Chile is already struggling to look after its ageing population, many of whom have shockingly low pensions, some living on as little as 104,000 pesos a month (£125), which leads many to work well over the retirement age. With three million over-60s representing 17 percent of Chile’s 17.5 million inhabitants, the call for a Gerontological Hub has been heard. In Valdivia, the statistics are higher, with 20 percent of a 150,000 population, which is set to rise to 25 percent in the next decade. Considering this, it seems strange that the main public hospital in Valdivia doesn’t even have a geriatric unit.

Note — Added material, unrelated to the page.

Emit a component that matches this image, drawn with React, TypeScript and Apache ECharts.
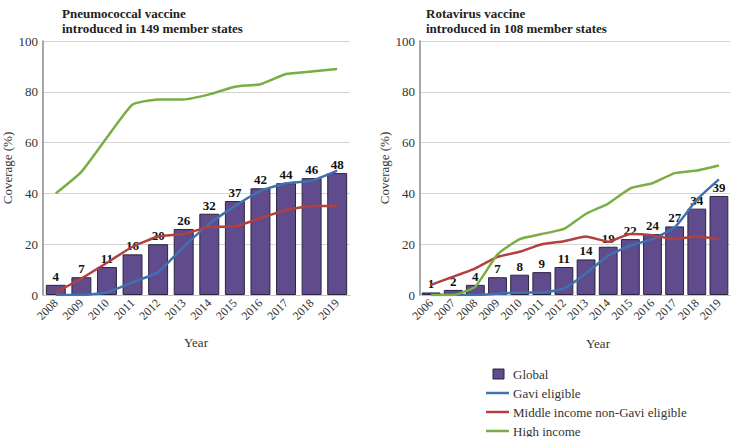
import React, { useEffect, useRef } from "react";
import * as echarts from "echarts";

const pcvYears = ["2008", "2009", "2010", "2011", "2012", "2013", "2014", "2015", "2016", "2017", "2018", "2019"];
const pcvGlobal = [4, 7, 11, 16, 20, 26, 32, 37, 42, 44, 46, 48];
const pcvGavi = [0, 0, 1, 5, 9, 19, 28, 35, 41, 44, 45, 49];
const pcvMiddle = [1, 6.5, 12.7, 19, 23, 24, 26.8, 27, 30.3, 33.5, 35, 35];
const pcvHigh = [40, 48.5, 62, 75, 77, 77, 79, 82, 83, 87, 88, 89];

const rotaYears = ["2006", "2007", "2008", "2009", "2010", "2011", "2012", "2013", "2014", "2015", "2016", "2017", "2018", "2019"];
const rotaGlobal = [1, 2, 4, 7, 8, 9, 11, 14, 19, 22, 24, 27, 34, 39];
const rotaGavi = [0, 0, 0, 0.5, 1, 1, 2.6, 8.5, 15.5, 19.5, 22, 26.6, 37.5, 45.5];
const rotaMiddle = [4, 7.2, 10.5, 15, 17, 20, 21.2, 23, 21, 24, 23.5, 22, 23, 22];
const rotaHigh = [0, 0, 3.3, 16, 22, 24, 26, 32, 36, 42, 44, 48, 49, 51];

const yTicks = [0, 20, 40, 60, 80, 100];

const FONT = "Liberation Serif";
const PURPLE = "#604b8d";
const BLUE = "#3f70b1";
const RED = "#b1403e";
const GREEN = "#79ad45";

const legendItems = [
  { name: "Global", kind: "bar", color: PURPLE },
  { name: "Gavi eligible", kind: "line", color: BLUE },
  { name: "Middle income non-Gavi eligible", kind: "line", color: RED },
  { name: "High income", kind: "line", color: GREEN },
];

export default function App() {
  const ref = useRef<HTMLDivElement>(null);
  useEffect(() => {
    if (!ref.current) return;
    const chart = echarts.init(ref.current, undefined, { renderer: "svg" });

    const mkX = (data: string[], gridIndex: number) => ({
      type: "category",
      gridIndex,
      data,
      axisTick: { show: false },
      axisLine: { show: true, lineStyle: { color: "#c4c4c4" } },
      axisLabel: { rotate: 45, fontFamily: FONT, fontSize: 12, color: "#333", margin: 6, interval: 0 },
    });
    const mkY = (gridIndex: number) => ({
      type: "value",
      gridIndex,
      min: yTicks[0],
      max: yTicks[yTicks.length - 1],
      interval: 20,
      name: "Coverage (%)",
      nameLocation: "middle",
      nameGap: 29,
      nameTextStyle: { fontFamily: FONT, fontSize: 13, color: "#333" },
      axisLine: { show: true, lineStyle: { color: "#8a8a8a", width: 1.5 } },
      axisTick: { show: false },
      axisLabel: { fontFamily: FONT, fontSize: 13, color: "#333", margin: 5 },
      splitLine: { lineStyle: { color: "#d4d4d4" } },
    });
    const mkBar = (data: number[], idx: number, gap: string) => ({
      type: "bar",
      name: "Global",
      xAxisIndex: idx,
      yAxisIndex: idx,
      data,
      barCategoryGap: gap,
      itemStyle: { color: PURPLE, borderColor: "#2b2540", borderWidth: 1 },
      label: { show: true, position: "top", distance: 2, fontFamily: FONT, fontSize: 13, fontWeight: "bold", color: "#111" },
    });
    const mkLine = (name: string, data: number[], idx: number, color: string) => ({
      type: "line",
      name,
      xAxisIndex: idx,
      yAxisIndex: idx,
      data,
      smooth: 0.15,
      symbol: "none",
      lineStyle: { color, width: 2.5 },
      itemStyle: { color },
    });

    const graphics: any[] = [
      { type: "text", x: 196, y: 342, style: { text: "Year", fontFamily: FONT, fontSize: 13, fill: "#333", align: "center", verticalAlign: "middle" } },
      { type: "text", x: 598, y: 343, style: { text: "Year", fontFamily: FONT, fontSize: 13, fill: "#333", align: "center", verticalAlign: "middle" } },
    ];
    legendItems.forEach((it, i) => {
      const cy = [374, 393, 412, 431][i];
      if (it.kind === "bar") {
        graphics.push({ type: "rect", shape: { x: 493, y: cy - 5, width: 11, height: 10 }, style: { fill: it.color, stroke: "#2b2540", lineWidth: 1 } });
      } else {
        graphics.push({ type: "line", shape: { x1: 486, y1: cy, x2: 509, y2: cy }, style: { stroke: it.color, lineWidth: 2.5 } });
      }
      graphics.push({ type: "text", x: 513, y: cy, style: { text: it.name, fontFamily: FONT, fontSize: 13, fill: "#333", verticalAlign: "middle" } });
    });

    chart.setOption({
      animation: false,
      backgroundColor: "#fff",
      title: [
        { text: "Pneumococcal vaccine\nintroduced in 149 member states", left: 57, top: 1, textStyle: { fontFamily: FONT, fontSize: 13, fontWeight: "bold", color: "#222", lineHeight: 15 } },
        { text: "Rotavirus vaccine\nintroduced in 108 member states", left: 421, top: 1, textStyle: { fontFamily: FONT, fontSize: 13, fontWeight: "bold", color: "#222", lineHeight: 15 } },
      ],
      grid: [
        { left: 41, top: 41, width: 309, height: 254, containLabel: false },
        { left: 420, top: 41, width: 310, height: 254, containLabel: false },
      ],
      xAxis: [mkX(pcvYears, 0), mkX(rotaYears, 1)],
      yAxis: [mkY(0), mkY(1)],
      series: [
        mkBar(pcvGlobal, 0, "22%"),
        mkLine("Gavi eligible", pcvGavi, 0, BLUE),
        mkLine("Middle income non-Gavi eligible", pcvMiddle, 0, RED),
        mkLine("High income", pcvHigh, 0, GREEN),
        mkBar(rotaGlobal, 1, "15%"),
        mkLine("Gavi eligible", rotaGavi, 1, BLUE),
        mkLine("Middle income non-Gavi eligible", rotaMiddle, 1, RED),
        mkLine("High income", rotaHigh, 1, GREEN),
      ],
      graphic: graphics,
    });
    return () => chart.dispose();
  }, []);
  return <div ref={ref} style={{ width: 731, height: 437, position: "absolute", left: 0, top: 0 }} />;
}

The idea is to create a city that looks after the ageing population, keeping them healthy, socially engaged, and productive, because the harsh reality on the flipside would see the increase in illness, disability, and dependency. The first port of call is to create apartment complexes with supervisors to provide support, organise workshops and social gatherings in the communal rooms, offer affordable transport adapted to their needs, and help those with pensions that are too low to live off in finding work to help support themselves. Once the ball is rolling, the city would offer higher standards of living for the older generation, which is a goal that not only Valdivia should strive to have.
Valdivia’s first supervised residence was opened in May 2013, providing bungalows for 20 seniors, which since last June has a new, proactive supervisor who helps with the running of the place. In addition, a newly-built Padre Pío nursing home caters for 100 seniors, and street repairs have been made in two neighbourhoods where the majority of residents are elderly. In the following years, the city will have a fully staffed rehabilitation centre that treats 80 patients a day, a local government-funded spa and recreation centre, and a hospital geriatric unit with 10 beds.